# [INSTRUCTIONS TO FOLLOW]
The entries below should be given again exactly, minus their pictures.

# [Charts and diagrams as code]
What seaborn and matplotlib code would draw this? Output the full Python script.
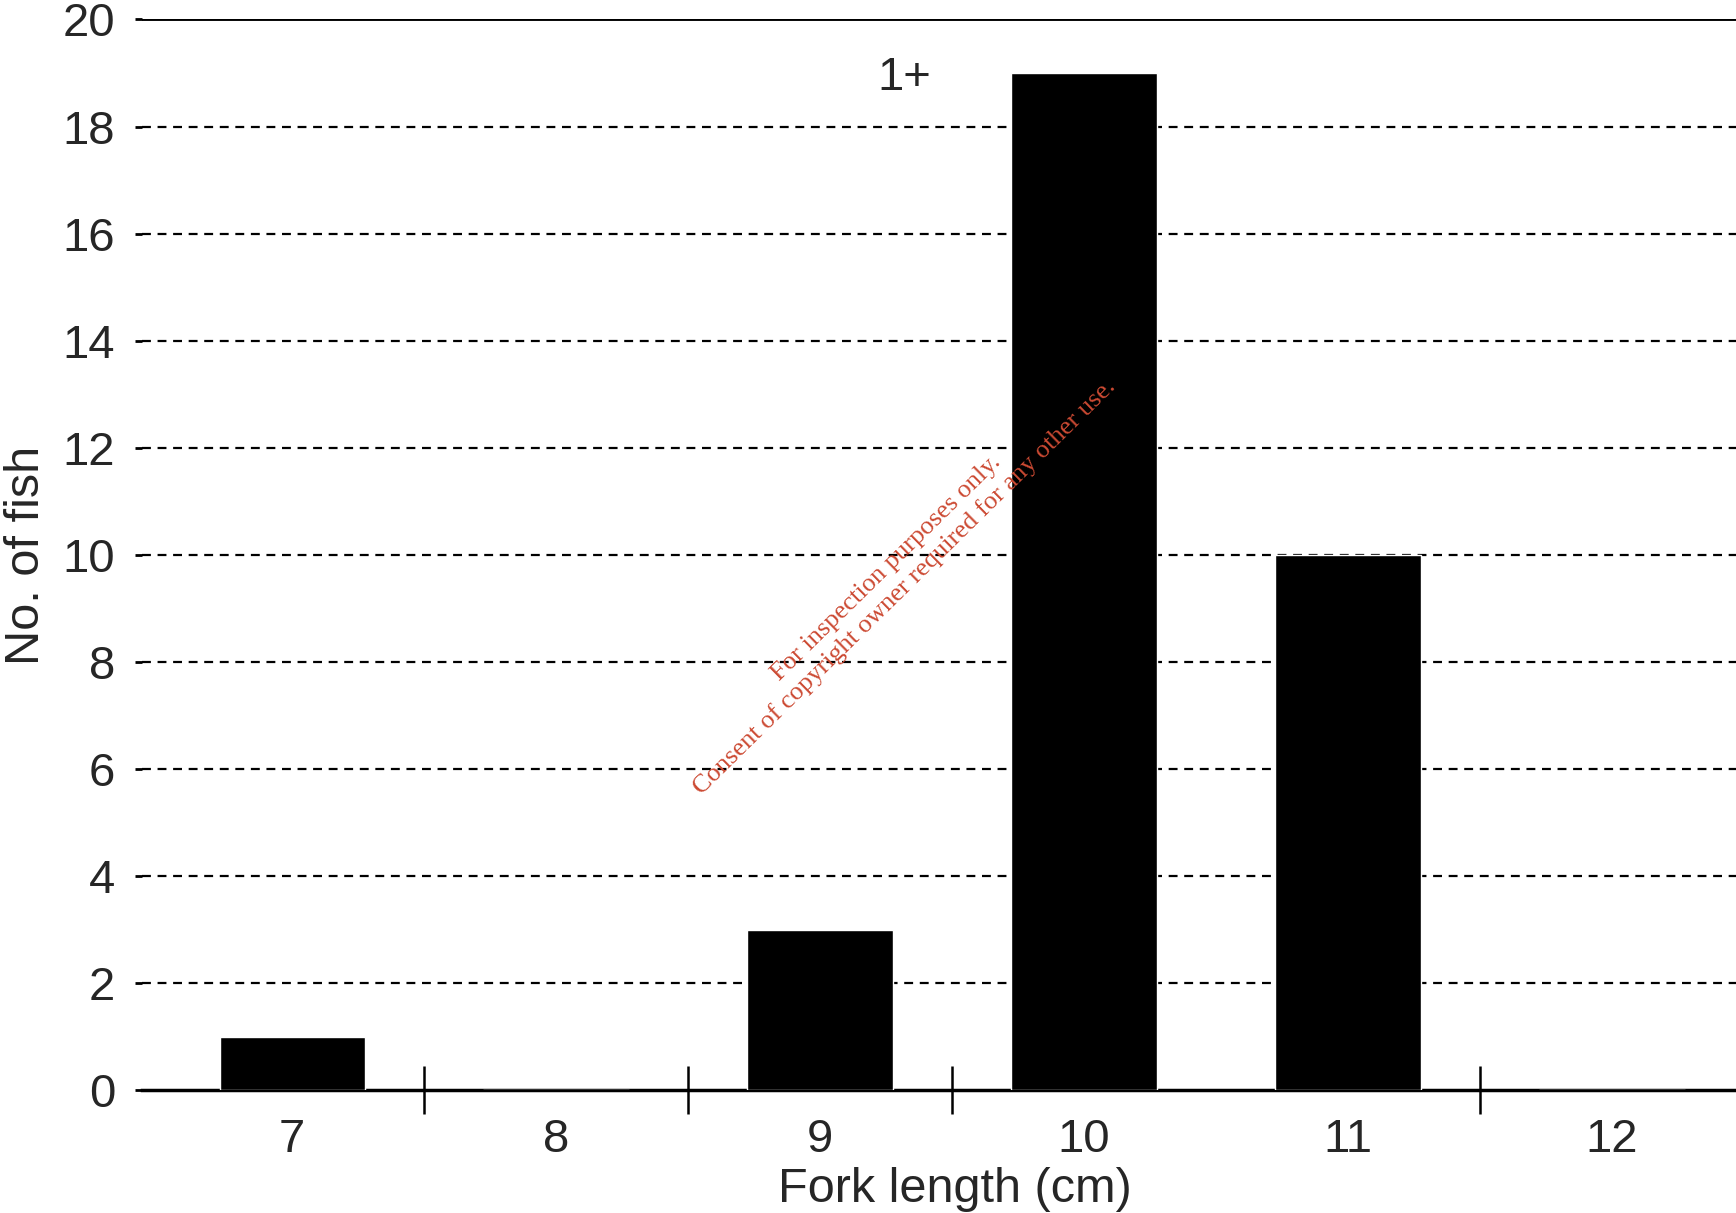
import numpy as np
import pandas as pd
import seaborn as sns
import matplotlib.pyplot as plt
from matplotlib.ticker import FixedLocator

lengths = ['7', '8', '9', '10', '11', '12']
counts = [1, 0, 3, 19, 10, 0]
yticks = list(range(0, 21, 2))
# tick marks between classes (the one between 10 and 11 isn't drawn in the original)
sep_ticks = [0.5, 1.5, 2.5, 4.5]

df = pd.DataFrame({'length': lengths, 'count': counts})

sns.set_style('white')
plt.rcParams['font.family'] = ['Liberation Sans', 'DejaVu Sans']

fig = plt.figure(figsize=(17.36, 12.13), dpi=100)
ax = fig.add_axes([0.0816, 0.101, 0.9184, 0.883])

sns.barplot(data=df, x='length', y='count', color='black', width=0.55,
            saturation=1, ax=ax, zorder=3)

ax.set_xlim(-0.57, 5.47)
ax.set_ylim(0, 20)
ax.set_yticks(yticks)

# dashed grid, solid top line
for y in yticks[1:-1]:
    ax.axhline(y, color='black', lw=1.6, ls=(0, (4, 3)), zorder=1)
ax.axhline(20, color='black', lw=2.8, zorder=1)

for s in ['left', 'right', 'top']:
    ax.spines[s].set_visible(False)
ax.spines['bottom'].set_linewidth(2.5)
ax.spines['bottom'].set_color('black')

ax.tick_params(axis='y', length=5, width=2, color='black', pad=14,
               labelsize=34, left=True)
ax.tick_params(axis='x', which='major', length=0, pad=20, labelsize=34)
ax.xaxis.set_minor_locator(FixedLocator(sep_ticks))
ax.tick_params(axis='x', which='minor', direction='inout', length=34,
               width=1.8, color='black', bottom=True)

ax.set_xlabel('Fork length (cm)', fontsize=35)
ax.set_ylabel('No. of fish', fontsize=35, labelpad=10)
ax.xaxis.set_label_coords(0.51, -0.071)

ax.text(2.32, 18.9, '1+', fontsize=34, ha='center', va='center')

fig.text(0.516, 0.524,
         'For inspection purposes only.\nConsent of copyright owner required for any other use.',
         rotation=44.5, rotation_mode='anchor', ha='center', va='center',
         fontsize=19, color='#cc4a33', family='Liberation Serif',
         multialignment='center')

fig.savefig('out.png', dpi=100)
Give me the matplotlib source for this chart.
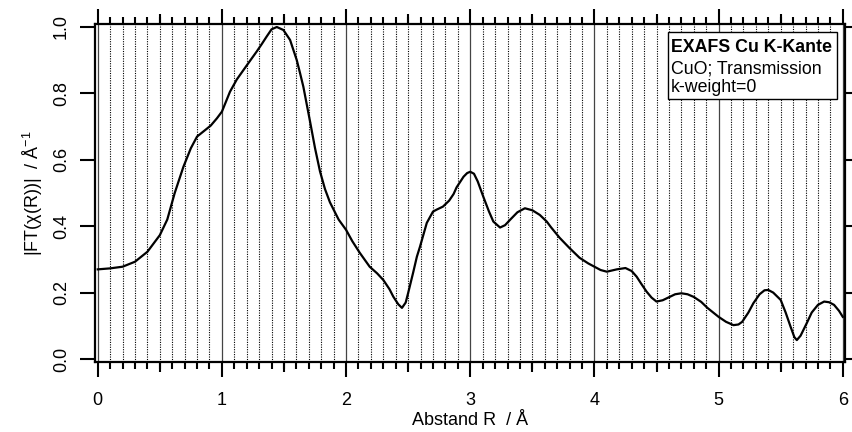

# [ANSWER FOR THIS EXERCISE]
What seaborn and matplotlib code would draw this? Output the full Python script.
import numpy as np
import pandas as pd
import seaborn as sns
import matplotlib.pyplot as plt
from matplotlib.ticker import FixedLocator

lengths = ['7', '8', '9', '10', '11', '12']
counts = [1, 0, 3, 19, 10, 0]
yticks = list(range(0, 21, 2))
# tick marks between classes (the one between 10 and 11 isn't drawn in the original)
sep_ticks = [0.5, 1.5, 2.5, 4.5]

df = pd.DataFrame({'length': lengths, 'count': counts})

sns.set_style('white')
plt.rcParams['font.family'] = ['Liberation Sans', 'DejaVu Sans']

fig = plt.figure(figsize=(17.36, 12.13), dpi=100)
ax = fig.add_axes([0.0816, 0.101, 0.9184, 0.883])

sns.barplot(data=df, x='length', y='count', color='black', width=0.55,
            saturation=1, ax=ax, zorder=3)

ax.set_xlim(-0.57, 5.47)
ax.set_ylim(0, 20)
ax.set_yticks(yticks)

# dashed grid, solid top line
for y in yticks[1:-1]:
    ax.axhline(y, color='black', lw=1.6, ls=(0, (4, 3)), zorder=1)
ax.axhline(20, color='black', lw=2.8, zorder=1)

for s in ['left', 'right', 'top']:
    ax.spines[s].set_visible(False)
ax.spines['bottom'].set_linewidth(2.5)
ax.spines['bottom'].set_color('black')

ax.tick_params(axis='y', length=5, width=2, color='black', pad=14,
               labelsize=34, left=True)
ax.tick_params(axis='x', which='major', length=0, pad=20, labelsize=34)
ax.xaxis.set_minor_locator(FixedLocator(sep_ticks))
ax.tick_params(axis='x', which='minor', direction='inout', length=34,
               width=1.8, color='black', bottom=True)

ax.set_xlabel('Fork length (cm)', fontsize=35)
ax.set_ylabel('No. of fish', fontsize=35, labelpad=10)
ax.xaxis.set_label_coords(0.51, -0.071)

ax.text(2.32, 18.9, '1+', fontsize=34, ha='center', va='center')

fig.text(0.516, 0.524,
         'For inspection purposes only.\nConsent of copyright owner required for any other use.',
         rotation=44.5, rotation_mode='anchor', ha='center', va='center',
         fontsize=19, color='#cc4a33', family='Liberation Serif',
         multialignment='center')

fig.savefig('out.png', dpi=100)
Give me the matplotlib source for this chart.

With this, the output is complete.